An exemplary system may also include repetition of the true pronunciation of the first selected phrase until acceptance of each speech input. That feature would ensure learning of the phrase before advancing to the next one.
Optionally, a performance indicator for visual feedback or visual demonstrations of correct and wrong pronunciation parts in a text form could be shown automatically to demonstrate the quality of pronunciation such that progress could be monitored.
The feedback loop is essential to learning any new skill. Learning the pronunciation of the Quran in the Arabic language is no different from this perspective. People learn the language by listening, imitating, and getting feedback. The method described herein automates the feedback loop of learning the pronunciation of the Quran with the help of speech recognition.
Referring to
In step 102, the user tries to imitate the same sound from step 101. This step consisted of automatically activating the sound capture device after the playback of step 101, recording the utterance of the user, and deactivating it after the utterance.
The activation of the capture device could be further automated by predefined time intervals to automate to stop recording. For example, two times the length of the sound record for the original exemplary phrase.
In another alternative, silence detection could be used to stop recording automatically without the need to define record time duration.
In step 103, the recorded signal is analyzed using a speech recognition system.
Speech recognition systems consist of input signal processing, a machine learning method that transfers processed input signals to output probabilities in character/phoneme space.
Input signal processing could be but is not limited to taking Fast Fourier Transforms of the raw audio signal data, normalizing, or thresholding based on statistical values of raw signal data.
A machine learning method could be but is not limited to training a neural network with a prior automated speech recognition dataset consisting of pairs of sound records and corresponding written forms or using previously pre-trained automated speech recognition models for the selected language.
In step 104, the system quantifies the correctness of the output and gives output to decision control to either pass to the next exemplary phrase or repeat the current one.
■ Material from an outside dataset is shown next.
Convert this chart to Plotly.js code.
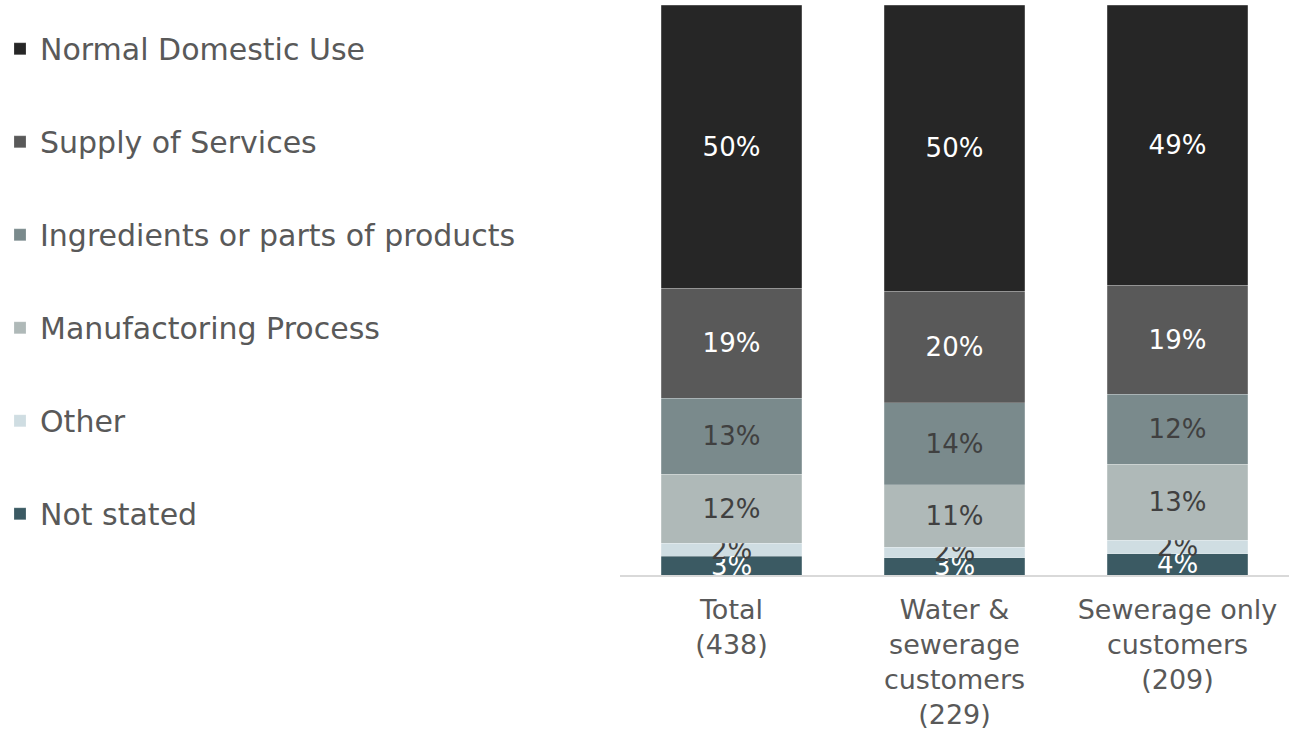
<!DOCTYPE html>
<html>
<head>
<meta charset="utf-8">
<script src="https://cdn.plot.ly/plotly-3.0.1.min.js"></script>
<style>html,body{margin:0;padding:0;background:#fff;}#chart{width:1289px;height:735px;}</style>
</head>
<body>
<div id="chart"></div>
<script>
const categories = ["Total<br>(438)", "Water &<br>sewerage<br>customers<br>(229)", "Sewerage only<br>customers<br>(209)"];
const notStated = [0.033, 0.030, 0.037];
const other = [0.023, 0.019, 0.024];
const manufacturing = [0.121, 0.109, 0.133];
const ingredients = [0.133, 0.144, 0.123];
const supply = [0.193, 0.196, 0.191];
const normalDomestic = [0.497, 0.502, 0.492];

const seriesNames = ["Not stated", "Other", "Manufactoring Process", "Ingredients or parts of products", "Supply of Services", "Normal Domestic Use"];
const seriesValues = [notStated, other, manufacturing, ingredients, supply, normalDomestic];
const seriesColors = ["#3B5A63", "#CFDDE2", "#AFB9B8", "#7A8A8C", "#595959", "#262626"];
const labelColors = ["#FFFFFF", "#404040", "#404040", "#404040", "#FFFFFF", "#FFFFFF"];

const FONT = "'DejaVu Sans', sans-serif";

const traces = seriesNames.map((name, i) => ({
  type: "bar",
  name: name,
  x: categories,
  y: seriesValues[i],
  legendgroup: "g" + i,
  legendrank: seriesNames.length - i,
  marker: {color: seriesColors[i], line: {color: "rgba(255,255,255,0.4)", width: 0.5}},
  texttemplate: "%{y:.0%}",
  textposition: "inside",
  insidetextanchor: "middle",
  textangle: 0,
  constraintext: "none",
  textfont: {family: FONT, size: 26, color: labelColors[i]},
  hoverinfo: "skip"
}));

const layout = {
  width: 1289,
  height: 735,
  barmode: "stack",
  bargap: 0.372,
  paper_bgcolor: "#ffffff",
  plot_bgcolor: "#ffffff",
  margin: {l: 620, r: 0, t: 5, b: 160, autoexpand: false},
  font: {family: FONT, color: "#595959", size: 22},
  showlegend: true,
  legend: {
    x: 0, xref: "container", y: 0.969, yref: "container", yanchor: "top",
    xanchor: "left",
    traceorder: "grouped",
    tracegroupgap: 51,
    maxheight: 720,
    font: {family: FONT, size: 30, color: "#595959"},
    itemwidth: 30,
    bgcolor: "rgba(0,0,0,0)"
  },
  xaxis: {
    type: "category",
    showline: true,
    linecolor: "#D9D9D9",
    linewidth: 1.5,
    ticks: "",
    ticklabelstandoff: 10,
    tickfont: {family: FONT, size: 27, color: "#595959"},
    showgrid: false,
    zeroline: false
  },
  yaxis: {
    range: [0, 1],
    visible: false,
    showgrid: false,
    zeroline: false
  }
};

Plotly.newPlot("chart", traces, layout, {displayModeBar: false, staticPlot: true});
</script>
</body>
</html>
Checking the correctness could be but is not limited to registering machine learning output to the expected written form of the first sound record or calculating the number of matches between the decoded result of the automated speech recognition system and the expected written form of the first sound record.
Referring to
In step 201, the system gets the preprocessed sound record input in the form of a matrix. In one dimension, it represents the time points. In the other dimension, it represents different frequencies that exist in the sound record.
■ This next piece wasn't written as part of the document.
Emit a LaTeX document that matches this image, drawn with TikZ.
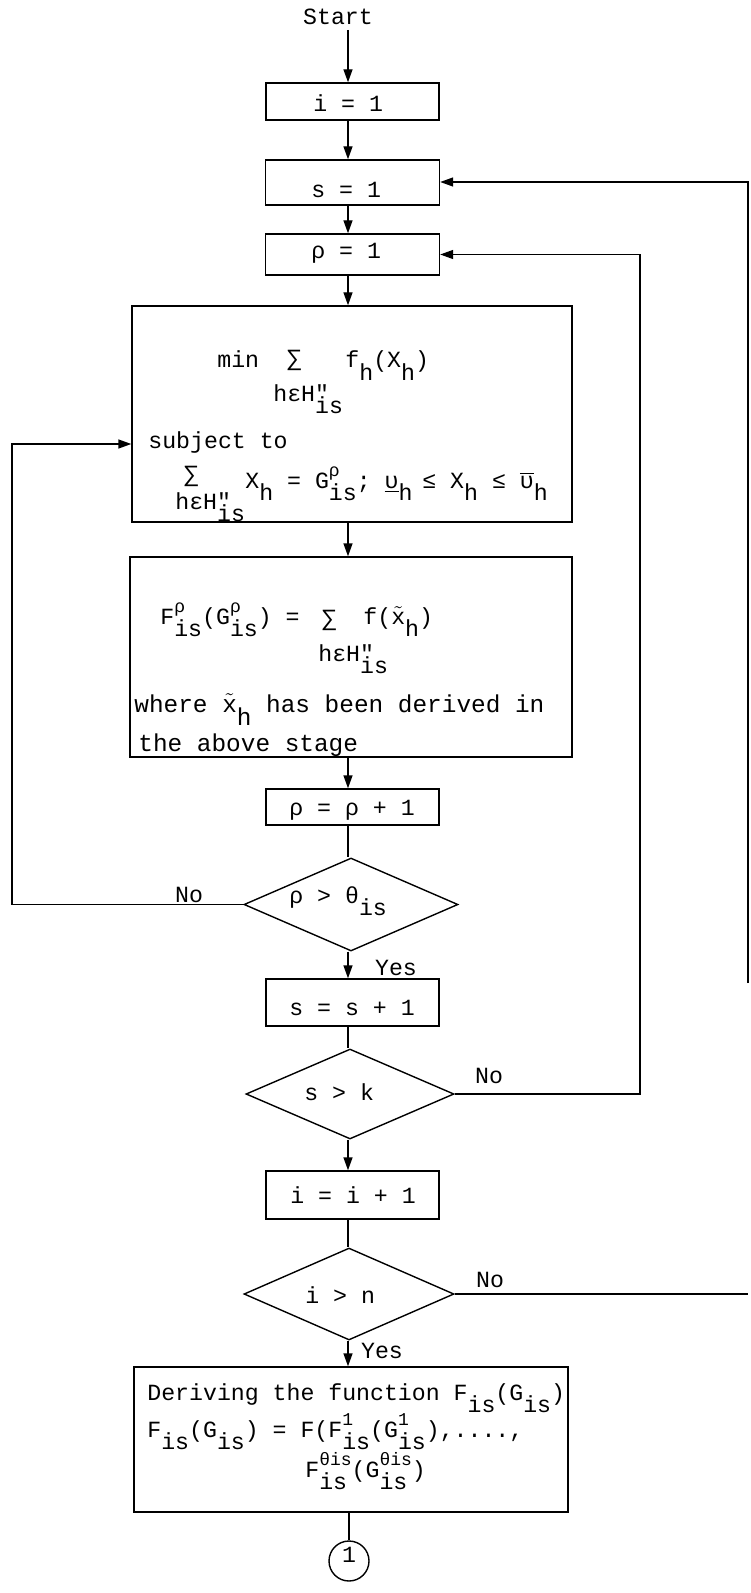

In step 202, the system executes the pre-trained neural network and computes the output character/phoneme probabilities shown in step 203.
In step 204, the registration unit takes the expected output phrase and compares the neural network output to the expected phrase in the text form.
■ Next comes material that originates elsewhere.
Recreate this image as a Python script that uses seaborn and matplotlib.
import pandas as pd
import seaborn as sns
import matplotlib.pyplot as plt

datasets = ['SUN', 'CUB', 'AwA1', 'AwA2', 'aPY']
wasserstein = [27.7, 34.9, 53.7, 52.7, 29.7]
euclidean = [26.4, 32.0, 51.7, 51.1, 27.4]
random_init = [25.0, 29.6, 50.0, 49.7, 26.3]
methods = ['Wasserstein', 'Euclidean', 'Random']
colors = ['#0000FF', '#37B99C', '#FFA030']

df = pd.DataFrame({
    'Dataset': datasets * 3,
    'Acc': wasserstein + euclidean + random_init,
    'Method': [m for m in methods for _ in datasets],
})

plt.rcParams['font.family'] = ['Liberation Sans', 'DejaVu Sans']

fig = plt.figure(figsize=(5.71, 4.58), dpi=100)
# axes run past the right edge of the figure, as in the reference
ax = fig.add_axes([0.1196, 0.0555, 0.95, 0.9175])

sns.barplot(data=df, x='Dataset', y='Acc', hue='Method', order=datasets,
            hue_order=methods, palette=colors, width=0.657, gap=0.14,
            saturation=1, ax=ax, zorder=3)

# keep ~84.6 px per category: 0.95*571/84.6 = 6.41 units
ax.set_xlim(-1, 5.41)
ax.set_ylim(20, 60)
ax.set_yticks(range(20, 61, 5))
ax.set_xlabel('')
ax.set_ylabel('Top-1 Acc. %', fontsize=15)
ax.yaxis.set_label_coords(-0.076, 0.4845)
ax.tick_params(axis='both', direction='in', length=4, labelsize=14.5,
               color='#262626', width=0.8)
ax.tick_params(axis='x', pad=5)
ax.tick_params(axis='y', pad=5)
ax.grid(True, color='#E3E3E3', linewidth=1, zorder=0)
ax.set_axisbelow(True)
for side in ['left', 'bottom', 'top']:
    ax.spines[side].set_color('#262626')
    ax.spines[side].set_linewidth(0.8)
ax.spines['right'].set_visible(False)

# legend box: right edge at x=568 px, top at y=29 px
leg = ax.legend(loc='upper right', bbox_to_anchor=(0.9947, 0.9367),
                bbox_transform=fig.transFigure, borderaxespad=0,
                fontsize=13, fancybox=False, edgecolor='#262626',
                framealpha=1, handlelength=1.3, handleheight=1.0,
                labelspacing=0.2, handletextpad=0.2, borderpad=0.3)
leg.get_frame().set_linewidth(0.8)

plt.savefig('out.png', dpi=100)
The simplest comparison method could use the output probabilities and get the highest probable character in each time point and compute the character list sequence. Correctness could be calculated by checking the exact match or ratio of the character matches of speech recognition output and expected output after removing the prespecified control character list.
In some examples, a more comprehensive registration-based method could be used to check correctness. In those examples, a dynamic programming-based module could be used to assign elements to corresponding probabilities in the output matrix. The dynamic programming algorithm maximizes the total global matching score constrained by the order given in the expected output sequence.
In some examples, a penalty score could be associated with missing terms in a display device that could show the missing terms.
In step 205, the registration results could be quantified into a numeric value between 0 and 1 or a percentage score. A decision threshold on calculated score value could determine the advancement into the next exemplary phrase or repeating the same phrase.